Alternative benefits for widow

29 Alternative benefits for widow

(1) This section applies to a widow to whom, except to the extent that she otherwise elects under this section, a lump sum benefit is payable under section 28.
(2) Where a widow to whom this section applies so elects in relation to the whole or part of the lump sum benefit to which, but for the election and the operation of this section, she would be entitled under section 28 there shall be paid to her from the Fund instead of the lump sum benefit or part thereof to which the election relates:
(a) in the case of a widow aged fifty years or more:
(i) a pension for herself for life on and from the day that next succeeds the death of the contributor, or
(ii) a pension for herself for life on and from the day that next succeeds the death of the contributor with an increase of ten per centum in the amount thereof at the expiration of the period of three years that next succeeds the first payment of pension and at the expiration of each succeeding period of three years, each such increase being calculated by reference to the rate at which the first payment of pension was made, or
(b) an annuity certain for a term of five years on and from the day that next succeeds the death of the contributor.

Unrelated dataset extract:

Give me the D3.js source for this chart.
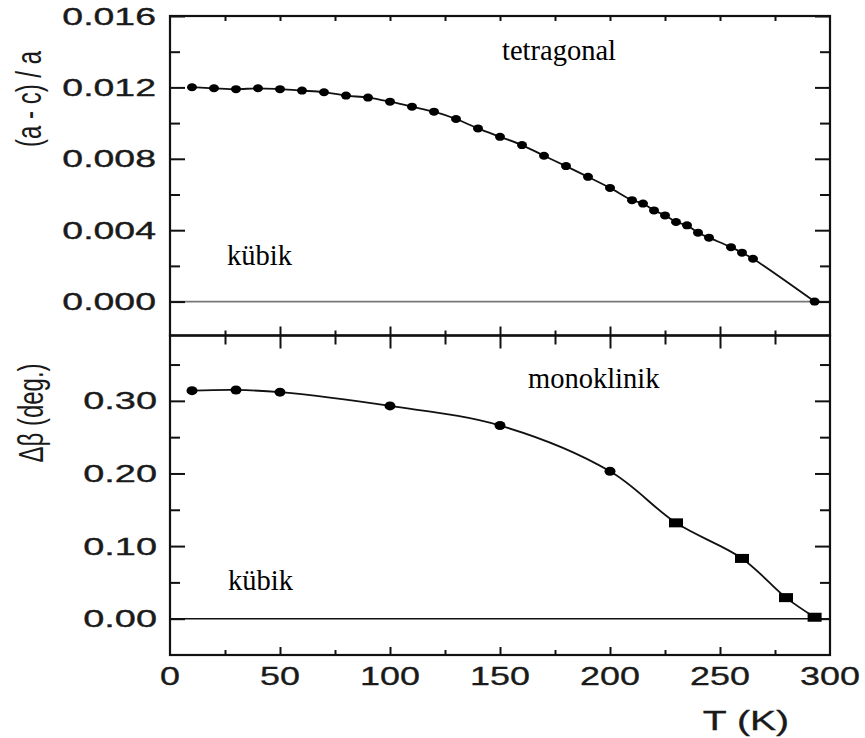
<!DOCTYPE html>
<html>
<head>
<meta charset="utf-8">
<script src="https://cdn.jsdelivr.net/npm/d3@7"></script>
<style>
  body { margin: 0; background: #fff; }
  .num { font-family: "Liberation Sans", Arial, sans-serif; fill: #1a1a1a; stroke: #1a1a1a; stroke-width: 0.35; }
  .note { font-family: "Liberation Serif", "Times New Roman", serif; font-size: 28.5px; fill: #000; }
</style>
</head>
<body>
<div id="chart"></div>
<script>
// chart size
const width = 865;
const height = 738;

// top panel : (a-c)/a vs T
const tempA = [10, 20, 30, 40, 50, 60, 70, 80, 90, 100, 110, 120, 130, 140, 150,
  160, 170, 180, 190, 200, 210, 215, 220, 225, 230, 235, 240, 245, 255, 260, 265, 293];
const strainA = [0.01201, 0.01195, 0.01190, 0.01195, 0.01190, 0.01182, 0.01173, 0.01154,
  0.01143, 0.01120, 0.01092, 0.01064, 0.01023, 0.00970, 0.00923, 0.00877, 0.00817,
  0.00759, 0.00699, 0.00637, 0.00568, 0.00549, 0.00511, 0.00483, 0.00446, 0.00427,
  0.00386, 0.00358, 0.00305, 0.00274, 0.00240, 0.0];

// bottom panel : delta beta vs T
const tempB = [10, 30, 50, 100, 150, 200, 230, 260, 280, 293];
const betaB = [0.314, 0.315, 0.312, 0.293, 0.266, 0.203, 0.132, 0.083, 0.029, 0.002];
const shapeB = ["circle", "circle", "circle", "circle", "circle", "circle", "square", "square", "square", "square"];

// tick labels
const xTicks = [0, 50, 100, 150, 200, 250, 300];
const yTicksA = [0.000, 0.004, 0.008, 0.012, 0.016];
const yTicksB = [0.00, 0.10, 0.20, 0.30];

const svg = d3.select("#chart")
  .append("svg")
  .attr("width", width)
  .attr("height", height);

// scales
const x = d3.scaleLinear().domain([0, 300]).range([170, 830]);
const yA = d3.scaleLinear().domain([-0.0019, 0.016]).range([335.5, 16]);
const yB = d3.scaleLinear().domain([-0.05, 0.39]).range([655, 335.5]);

const xMinor = d3.range(25, 300, 50);
const yMinorA = [0.002, 0.006, 0.010, 0.014];
const yMinorB = [0.05, 0.15, 0.25, 0.35];

// helper: draw an axis with only ticks
function ticks(axis, transform) {
  const g = svg.append("g")
    .attr("transform", transform)
    .call(axis.tickFormat("").tickSizeOuter(0));
  g.select(".domain").remove();
  g.selectAll("line").attr("stroke", "#111").attr("stroke-width", 2);
  return g;
}

// zero lines
svg.append("line")
  .attr("x1", x(0)).attr("x2", x(300))
  .attr("y1", yA(0)).attr("y2", yA(0))
  .attr("stroke", "#777").attr("stroke-width", 1.6);
svg.append("line")
  .attr("x1", x(0)).attr("x2", x(300))
  .attr("y1", yB(0)).attr("y2", yB(0))
  .attr("stroke", "#111").attr("stroke-width", 1.6);

// top panel ticks
ticks(d3.axisLeft(yA).tickValues(yTicksA).tickSize(-15), `translate(${x(0)},0)`);
ticks(d3.axisLeft(yA).tickValues(yMinorA).tickSize(-10), `translate(${x(0)},0)`);
ticks(d3.axisRight(yA).tickValues(yTicksA).tickSize(-15), `translate(${x(300)},0)`);
ticks(d3.axisRight(yA).tickValues(yMinorA).tickSize(-10), `translate(${x(300)},0)`);
ticks(d3.axisTop(x).tickValues(d3.range(25, 300, 25)).tickSize(-5), `translate(0,${yA.range()[1]})`);
ticks(d3.axisBottom(x).tickValues(xTicks.slice(1, -1)).tickSize(-9), `translate(0,${yA.range()[0]})`);
ticks(d3.axisBottom(x).tickValues(xMinor).tickSize(-5), `translate(0,${yA.range()[0]})`);

// bottom panel ticks
ticks(d3.axisLeft(yB).tickValues(yTicksB).tickSize(-15), `translate(${x(0)},0)`);
ticks(d3.axisLeft(yB).tickValues(yMinorB).tickSize(-10), `translate(${x(0)},0)`);
ticks(d3.axisRight(yB).tickValues(yTicksB).tickSize(-15), `translate(${x(300)},0)`);
ticks(d3.axisRight(yB).tickValues(yMinorB).tickSize(-10), `translate(${x(300)},0)`);
ticks(d3.axisTop(x).tickValues(xTicks.slice(1, -1)).tickSize(-13), `translate(0,${yB.range()[1]})`);
ticks(d3.axisTop(x).tickValues(xMinor).tickSize(-9), `translate(0,${yB.range()[1]})`);
ticks(d3.axisBottom(x).tickValues(xTicks.slice(1, -1)).tickSize(-8), `translate(0,${yB.range()[0]})`);
ticks(d3.axisBottom(x).tickValues(xMinor).tickSize(-5), `translate(0,${yB.range()[0]})`);

// frames
[yA, yB].forEach(s => {
  svg.append("rect")
    .attr("x", x(0)).attr("y", s.range()[1])
    .attr("width", x(300) - x(0))
    .attr("height", s.range()[0] - s.range()[1])
    .attr("fill", "none")
    .attr("stroke", "#111")
    .attr("stroke-width", 2.2);
});

// tick labels (the original lettering is stretched sideways)
svg.selectAll(".ylabA")
  .data(yTicksA)
  .join("text")
  .attr("class", "num")
  .attr("font-size", 24)
  .attr("text-anchor", "end")
  .attr("transform", d => `translate(156,${yA(d) + 8.5}) scale(1.56,1)`)
  .text(d3.format(".3f"));

svg.selectAll(".ylabB")
  .data(yTicksB)
  .join("text")
  .attr("class", "num")
  .attr("font-size", 24)
  .attr("text-anchor", "end")
  .attr("transform", d => `translate(157,${yB(d) + 8.5}) scale(1.58,1)`)
  .text(d3.format(".2f"));

svg.selectAll(".xlab")
  .data(xTicks)
  .join("text")
  .attr("class", "num")
  .attr("font-size", 26)
  .attr("text-anchor", "middle")
  .attr("transform", d => `translate(${x(d)},685) scale(1.38,1)`)
  .text(d => d);

// axis titles
svg.append("text")
  .attr("class", "num")
  .attr("font-size", 24)
  .attr("text-anchor", "middle")
  .attr("dominant-baseline", "central")
  .attr("transform", "translate(28,99) rotate(-90) scale(1,1.5)")
  .style("stroke-width", 0)
  .text("(a - c) / a");

svg.append("text")
  .attr("class", "num")
  .attr("font-size", 24)
  .attr("text-anchor", "middle")
  .attr("dominant-baseline", "central")
  .attr("transform", "translate(30,413) rotate(-90) scale(1,1.5)")
  .style("stroke-width", 0)
  .text("Δβ (deg.)");

svg.append("text")
  .attr("class", "num")
  .attr("font-size", 28)
  .attr("text-anchor", "middle")
  .attr("transform", "translate(746,730) scale(1.4,1)")
  .text("T (K)");

// curves
const dataA = tempA.map((t, i) => ({t: t, v: strainA[i]}));
const dataB = tempB.map((t, i) => ({t: t, v: betaB[i], s: shapeB[i]}));

svg.append("path")
  .datum(dataA)
  .attr("fill", "none")
  .attr("stroke", "#111")
  .attr("stroke-width", 1.8)
  .attr("d", d3.line().x(d => x(d.t)).y(d => yA(d.v)).curve(d3.curveCatmullRom.alpha(0.5)));

svg.append("path")
  .datum(dataB)
  .attr("fill", "none")
  .attr("stroke", "#111")
  .attr("stroke-width", 1.8)
  .attr("d", d3.line().x(d => x(d.t)).y(d => yB(d.v)).curve(d3.curveCatmullRom.alpha(0.5)));

// markers
svg.selectAll(".dotA")
  .data(dataA)
  .join("ellipse")
  .attr("cx", d => x(d.t))
  .attr("cy", d => yA(d.v))
  .attr("rx", 5)
  .attr("ry", 4)
  .attr("fill", "#000");

svg.selectAll(".dotB")
  .data(dataB.filter(d => d.s === "circle"))
  .join("ellipse")
  .attr("cx", d => x(d.t))
  .attr("cy", d => yB(d.v))
  .attr("rx", 5.5)
  .attr("ry", 4.5)
  .attr("fill", "#000");

svg.selectAll(".sqB")
  .data(dataB.filter(d => d.s === "square"))
  .join("rect")
  .attr("x", d => x(d.t) - 7)
  .attr("y", d => yB(d.v) - 4.5)
  .attr("width", 14)
  .attr("height", 9)
  .attr("fill", "#000");

// phase notes
svg.append("text").attr("class", "note").attr("x", 502).attr("y", 60).text("tetragonal");
svg.append("text").attr("class", "note").attr("x", 227).attr("y", 265).text("kübik");
svg.append("text").attr("class", "note").attr("x", 528).attr("y", 388).text("monoklinik");
svg.append("text").attr("class", "note").attr("x", 228).attr("y", 590).text("kübik");
</script>
</body>
</html>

(3) A widow to whom a pension referred to in subsection (2) (a) is being paid may, at any time, elect to commute the whole or part of that pension and, upon such an election taking effect there shall be paid to the widow from the Fund, instead of the pension or part thereof to which the election relates, an amount of lump sum benefit determined by the Board to be the actuarial equivalent of the pension or part thereof to which the election relates.
(4) The amount of pension or annuity payable pursuant to an election under subsection (2) is the amount determined by the Board to be the actuarial equivalent of the lump sum benefit, or part thereof, to which the election relates, regard being had to any increase of pension to which the election relates.
(5) Where the recipient under this Act of an annuity certain dies before the expiration of the term of the annuity, the Board may pay to the person entitled to receive payment of the annuity a lump sum that is the actuarial equivalent of payment of the annuity for the balance of the term thereof.
(6) An election under subsection (2) or (3) has no force or effect if the person who made the election dies before the election takes effect.
(7) This section does not authorise the commutation of the amount of any increase of pension payable under Part 4A.